Clientèle d'épicuriens

C'est l'effet Christophe Marguin. Ce n'est pas la seule révolution dans cette petite association. Son nouvel enjeu : élargir géographiquement le cercle des membres. « Auparavant, le nombre d'adhérents était limité à cent. Sur les conseils de Monsieur Paul (Bocuse, NDLR) on a fait sauter le verrou. Désormais, je cherche à attirer des chefs restaurateurs ». Dans le viseur, l'Auvergnat Serge Vieira, 2* au Michelin, mais aussi Jean Sulpice à Val Thorens ou encore Emmanuel Renaut à Megève. L'homme souhaite également que les autres métiers de bouche, et pas seulement les cuisiniers, puissent adhérer, comme le font déjà les pâtissiers Philippe Bernachon et Sébastien Bouillet (Maison Bouillet, CA 2015 : 3,5 M€). « Ce qui me plaît, indique ce dernier, c'est que ce réseau véhicule les valeurs de Lyon. Porter ce label est pour moi une fierté ». Même point de vue pour le chef de La Régate Cédric Sachet (La Régate, Lyon 6º, 8 salariés, 550k€) qui a rejoint l'association il y a un an. « Depuis ma clientèle a changé, plus épicurienne, davantage éduquée culinairement, cela me permet de monter en gamme en utilisant des produits de luxe ». Christophe Marguin aspire à aller plus loin. En attirant dans son sillage les métiers connexes, tels que la coutellerie d'Auvergne par exemple. « Mon plan c'est de réussir à fédérer les autres départements de la région » explique-t-il, soulignant qu'« alors que Jean-Jack Queyranne ne nous a jamais reçus, Laurent Wauquiez a compris rapidement l'intérêt qu'il y aurait à amener dans ses délégations à l'étranger un représentant de la filière gastronomique.
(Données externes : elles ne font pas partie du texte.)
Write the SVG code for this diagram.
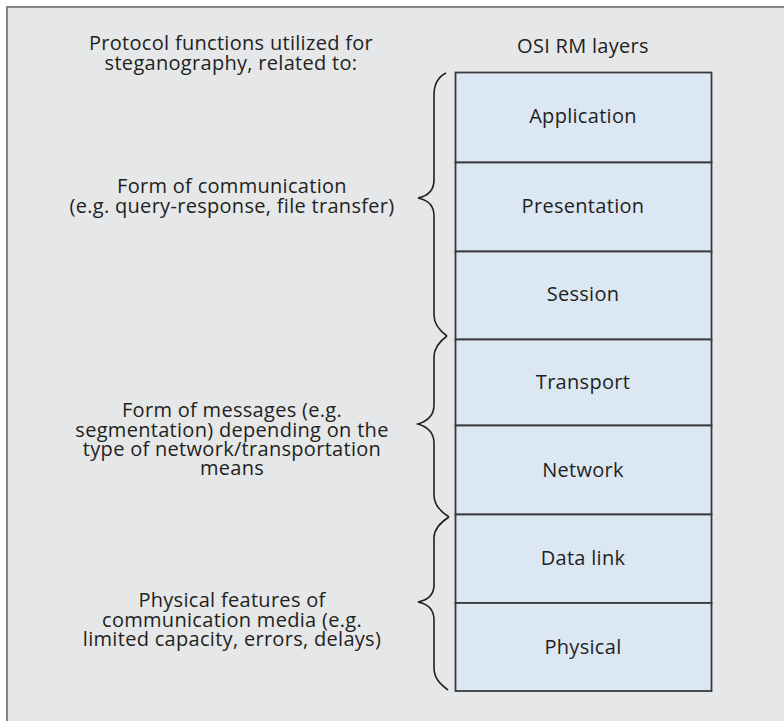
<svg xmlns="http://www.w3.org/2000/svg" width="784" height="721" viewBox="0 0 784 721">
<style>
.t{font-family:"Open Sans","Liberation Sans",sans-serif;font-size:20px;letter-spacing:0.3px;fill:#231f20;text-anchor:middle}
.layer rect{fill:#dce7f4;stroke:#3a3a3c;stroke-width:1.8}
.br{fill:none;stroke:#231f20;stroke-width:1.6}
</style>
<rect x="0" y="0" width="784" height="721" fill="#ffffff"/>
<rect x="7" y="7" width="790" height="730" fill="#e6e7e8" stroke="#858585" stroke-width="2"/>
<g id="header">
<text class="t" x="231" y="50">Protocol functions utilized for</text>
<text class="t" x="231" y="70">steganography, related to:</text>
<text class="t" x="583" y="53">OSI RM layers</text>
</g>
<g id="application" class="layer"><rect x="455.5" y="72.5" width="256" height="90"/><text class="t" x="583" y="123">Application</text></g>
<g id="presentation" class="layer"><rect x="455.5" y="162.5" width="256" height="89"/><text class="t" x="583" y="213">Presentation</text></g>
<g id="session" class="layer"><rect x="455.5" y="251.5" width="256" height="88"/><text class="t" x="583" y="301">Session</text></g>
<g id="transport" class="layer"><rect x="455.5" y="339.5" width="256" height="86"/><text class="t" x="583" y="389">Transport</text></g>
<g id="network" class="layer"><rect x="455.5" y="425.5" width="256" height="89"/><text class="t" x="583" y="477">Network</text></g>
<g id="datalink" class="layer"><rect x="455.5" y="514.5" width="256" height="88.5"/><text class="t" x="583" y="565">Data link</text></g>
<g id="physical" class="layer"><rect x="455.5" y="603" width="256" height="88"/><text class="t" x="583" y="654">Physical</text></g>
<g id="label1">
<text class="t" x="232" y="193">Form of communication</text>
<text class="t" x="232" y="213">(e.g. query-response, file transfer)</text>
</g>
<g id="label2">
<text class="t" x="232" y="417">Form of messages (e.g.</text>
<text class="t" x="232" y="437">segmentation) depending on the</text>
<text class="t" x="232" y="456">type of network/transportation</text>
<text class="t" x="232" y="475">means</text>
</g>
<g id="label3">
<text class="t" x="232" y="607">Physical features of</text>
<text class="t" x="232" y="627">communication media (e.g.</text>
<text class="t" x="232" y="646">limited capacity, errors, delays)</text>
</g>
<g id="connectors">
<path class="br" d="M446,73 C438,77 434,84 434,95 L434,180 C434,190 428,196 418,198 C428,200 434,206 434,216 L434,315 C434,325 440,331 447,336"/>
<path class="br" d="M447,336 C440,341 434,347 434,357 L434,405 C434,415 428,421 418,424 C428,427 434,433 434,443 L434,495 C434,505 441,512 449,517"/>
<path class="br" d="M449,517 C441,522 434,528 434,538 L434,585 C434,595 428,600 418,602 C428,604 434,610 434,620 L434,668 C434,678 440,684 448,690"/>
</g>
</svg>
C'est une grande reconnaissance et une formidable avancée pour nous ». À Lyon également, Gérard Collomb s'est laissé séduire par cette bande de bons vivants très favorables à la Cité de la Gastronomie (lire ci-dessous). « En 2012, le Maire avait décliné le projet de faire partie des villes de la Gastronomie. Heureusement on a réussi à lui faire changer d'avis. Si la Cité de la Gastronomie voit le jour, je peux dire que c'est grâce à notre intervention », souligne Christophe Marguin.